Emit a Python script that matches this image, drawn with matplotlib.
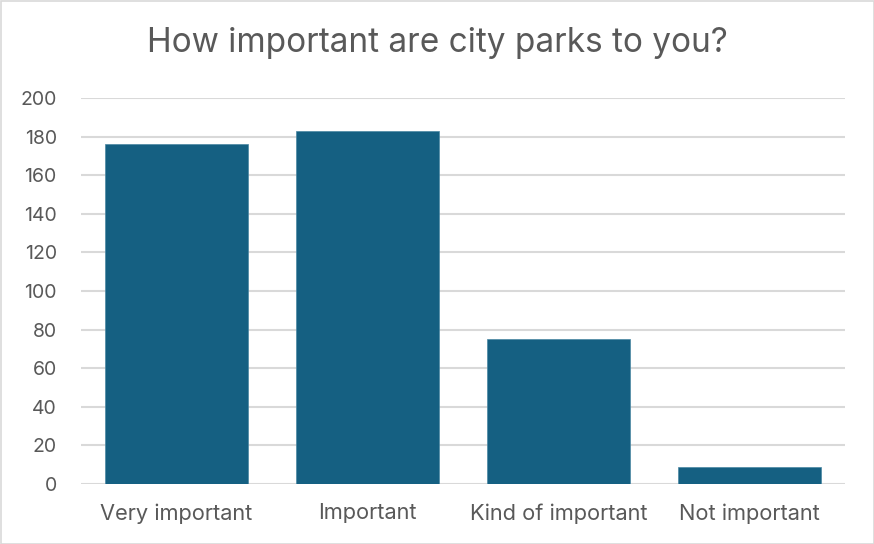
import matplotlib
matplotlib.use("Agg")
import matplotlib.pyplot as plt
from matplotlib.patches import Rectangle

categories = ["Very important", "Important", "Kind of important", "Not important"]
values = [176, 183, 75, 9]
yticks = [0, 20, 40, 60, 80, 100, 120, 140, 160, 180, 200]
title = "How important are city parks to you?"

plt.rcParams['font.family'] = ['Inter', 'DejaVu Sans']
text_color = "#595959"
grid_color = "#d9d9d9"
bar_color = "#156082"

fig = plt.figure(figsize=(8.74, 5.44), dpi=100)
ax = fig.add_axes([81/874, 1-484/544, (845-81)/874, (484-98)/544])

x = list(range(len(categories)))
ax.bar(x, values, width=0.745, color=bar_color, edgecolor="#4a87a3", linewidth=0.5, zorder=3)

ax.set_xlim(-0.5, len(categories) - 0.5)
ax.set_ylim(0, 200)
ax.set_yticks(yticks)
ax.set_yticklabels([str(v) for v in yticks])
ax.set_xticks(x)
ax.set_xticklabels(categories)
ax.tick_params(axis='both', length=0, colors=text_color)
ax.tick_params(axis='y', pad=17.5, labelsize=14)
ax.tick_params(axis='x', pad=14, labelsize=15.7)
ax.yaxis.grid(True, color=grid_color, linewidth=1.5, zorder=0)
for s in ax.spines.values():
    s.set_visible(False)

fig.text(0.5, 1-52/544, title, ha='center', va='baseline', fontsize=24, color=text_color)

fig.patches.append(Rectangle((0.5/874, 0.5/544), 1-1/874, 1-1/544, transform=fig.transFigure,
                             fill=False, edgecolor=grid_color, linewidth=1.2))

fig.savefig("out.png", dpi=100)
**********
__AIM__.
Write the listing above out again exactly, dropping each image.

__REPLY TO THE EXERCISE__.
Emit a Python script that matches this image, drawn with matplotlib.
import matplotlib
matplotlib.use("Agg")
import matplotlib.pyplot as plt
from matplotlib.patches import Rectangle

categories = ["Very important", "Important", "Kind of important", "Not important"]
values = [176, 183, 75, 9]
yticks = [0, 20, 40, 60, 80, 100, 120, 140, 160, 180, 200]
title = "How important are city parks to you?"

plt.rcParams['font.family'] = ['Inter', 'DejaVu Sans']
text_color = "#595959"
grid_color = "#d9d9d9"
bar_color = "#156082"

fig = plt.figure(figsize=(8.74, 5.44), dpi=100)
ax = fig.add_axes([81/874, 1-484/544, (845-81)/874, (484-98)/544])

x = list(range(len(categories)))
ax.bar(x, values, width=0.745, color=bar_color, edgecolor="#4a87a3", linewidth=0.5, zorder=3)

ax.set_xlim(-0.5, len(categories) - 0.5)
ax.set_ylim(0, 200)
ax.set_yticks(yticks)
ax.set_yticklabels([str(v) for v in yticks])
ax.set_xticks(x)
ax.set_xticklabels(categories)
ax.tick_params(axis='both', length=0, colors=text_color)
ax.tick_params(axis='y', pad=17.5, labelsize=14)
ax.tick_params(axis='x', pad=14, labelsize=15.7)
ax.yaxis.grid(True, color=grid_color, linewidth=1.5, zorder=0)
for s in ax.spines.values():
    s.set_visible(False)

fig.text(0.5, 1-52/544, title, ha='center', va='baseline', fontsize=24, color=text_color)

fig.patches.append(Rectangle((0.5/874, 0.5/544), 1-1/874, 1-1/544, transform=fig.transFigure,
                             fill=False, edgecolor=grid_color, linewidth=1.2))

fig.savefig("out.png", dpi=100)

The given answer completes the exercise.